Вайян поднял руку, давая знать, что думает.
– Пошли, холодно здесь, – сказал наконец. – Да и поесть надо. А потом разожжем камин, погреемся, подумаем, что делать…
Жако хмыкнул и поставил Машу на пол:
– Пошли, коли так! – И выдернул из кольца на стене свой факел.
Второй факел взял за дверью Вайян, так что коридор осветился довольно ярко. Но для Маши в том было мало пользы: все двери, мимо которых они проходили, были забиты либо крепко заложены засовами, которые ей бы никогда в жизни не поднять. Сначала она пыталась запоминать повороты, считать ступеньки, но лестниц, переходов и коридоров было столько, что все перепуталось у нее в голове.
Они шли и шли, то поднимаясь, то спускаясь… один раз пришлось перебираться через гору камней – стена обваливалась. Шли долго, чудилось, бесконечно долго, и у Маши оказалось время подумать. А подумать было над чем!

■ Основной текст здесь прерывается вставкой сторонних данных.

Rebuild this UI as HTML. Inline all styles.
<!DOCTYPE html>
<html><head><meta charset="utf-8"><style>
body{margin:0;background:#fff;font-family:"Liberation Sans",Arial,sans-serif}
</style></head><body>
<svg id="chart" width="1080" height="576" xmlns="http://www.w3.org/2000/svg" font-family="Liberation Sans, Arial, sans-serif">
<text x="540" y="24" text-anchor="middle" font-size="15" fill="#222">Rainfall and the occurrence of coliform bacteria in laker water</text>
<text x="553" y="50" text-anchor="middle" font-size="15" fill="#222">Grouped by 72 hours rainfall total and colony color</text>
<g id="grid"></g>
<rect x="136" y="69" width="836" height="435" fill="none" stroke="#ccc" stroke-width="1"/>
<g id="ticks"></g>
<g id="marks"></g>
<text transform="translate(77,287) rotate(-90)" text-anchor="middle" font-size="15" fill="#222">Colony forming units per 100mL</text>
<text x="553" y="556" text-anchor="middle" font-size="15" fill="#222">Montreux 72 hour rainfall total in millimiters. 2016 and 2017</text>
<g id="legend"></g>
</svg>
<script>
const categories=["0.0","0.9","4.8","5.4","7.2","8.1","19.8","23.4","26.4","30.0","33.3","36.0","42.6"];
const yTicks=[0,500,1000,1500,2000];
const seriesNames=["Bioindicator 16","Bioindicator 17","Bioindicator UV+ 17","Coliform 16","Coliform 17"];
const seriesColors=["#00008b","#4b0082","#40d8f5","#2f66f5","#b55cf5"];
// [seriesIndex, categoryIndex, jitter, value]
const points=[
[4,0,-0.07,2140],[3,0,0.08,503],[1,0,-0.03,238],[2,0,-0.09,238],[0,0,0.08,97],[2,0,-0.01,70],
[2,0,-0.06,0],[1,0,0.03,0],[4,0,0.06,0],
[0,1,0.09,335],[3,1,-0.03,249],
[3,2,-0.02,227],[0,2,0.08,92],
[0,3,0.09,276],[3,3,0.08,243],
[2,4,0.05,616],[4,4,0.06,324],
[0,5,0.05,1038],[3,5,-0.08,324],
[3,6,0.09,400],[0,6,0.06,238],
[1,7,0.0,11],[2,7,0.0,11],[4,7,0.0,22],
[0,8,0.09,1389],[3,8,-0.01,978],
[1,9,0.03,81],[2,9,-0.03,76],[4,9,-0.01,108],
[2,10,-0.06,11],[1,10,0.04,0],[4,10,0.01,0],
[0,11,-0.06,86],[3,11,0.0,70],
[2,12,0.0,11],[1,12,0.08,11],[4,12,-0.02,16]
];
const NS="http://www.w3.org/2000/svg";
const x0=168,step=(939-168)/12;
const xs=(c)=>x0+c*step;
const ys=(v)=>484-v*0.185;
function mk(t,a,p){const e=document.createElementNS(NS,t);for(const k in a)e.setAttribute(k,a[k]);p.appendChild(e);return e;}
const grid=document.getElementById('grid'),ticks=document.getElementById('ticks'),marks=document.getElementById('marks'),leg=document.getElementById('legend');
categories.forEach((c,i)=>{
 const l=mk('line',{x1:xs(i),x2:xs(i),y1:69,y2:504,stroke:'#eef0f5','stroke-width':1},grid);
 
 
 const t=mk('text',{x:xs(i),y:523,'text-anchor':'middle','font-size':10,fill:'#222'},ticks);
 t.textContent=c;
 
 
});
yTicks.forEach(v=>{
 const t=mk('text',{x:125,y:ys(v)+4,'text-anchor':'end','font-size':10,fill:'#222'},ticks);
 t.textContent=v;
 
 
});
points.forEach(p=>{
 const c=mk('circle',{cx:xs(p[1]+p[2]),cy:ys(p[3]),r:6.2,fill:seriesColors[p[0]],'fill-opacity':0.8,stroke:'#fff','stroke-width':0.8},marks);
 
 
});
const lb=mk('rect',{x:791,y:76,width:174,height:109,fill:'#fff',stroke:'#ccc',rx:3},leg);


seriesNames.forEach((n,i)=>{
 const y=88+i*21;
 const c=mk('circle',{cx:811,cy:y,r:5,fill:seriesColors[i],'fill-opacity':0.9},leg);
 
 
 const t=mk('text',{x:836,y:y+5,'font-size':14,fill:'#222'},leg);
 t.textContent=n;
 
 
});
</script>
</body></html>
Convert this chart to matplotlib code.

Что скрывать – первое подозрение ее пало на мужа. Ведь кто-то послал за нею этих молодцов, кто-то нанял их, кто-то посулил им хорошую награду… Почему не барон, который ненавидит свою лживую супругу, но не может развязаться с нею законным путем, не повредив своей репутации? Он получил письмо от Маши, разъярился – и начал действовать… Но очень скоро Маша осознала глупость этой мысли. Вот ежели бы ее пристрелили или зарезали на дороге, в лесу, возле разграбленной кареты, – тут можно было бы разглядеть злой умысел Корфа. Впрочем, даже ненавидя его, Маша почувствовала: этот человек не способен ни на какую подлость и низость. А главное – зачем Корфу ее завещание?! Как ни мало знала Маша о законах, обычная житейская мудрость подсказывала: муж унаследует все ее состояние и без всякого завещания. Да, ему бы отошло в случае Машиной смерти Любавино и все наследственные строиловские угодья – что в России, что в Малороссии. Ну нет никаких причин у Корфа под пыткою выбивать у нее сию бумажку!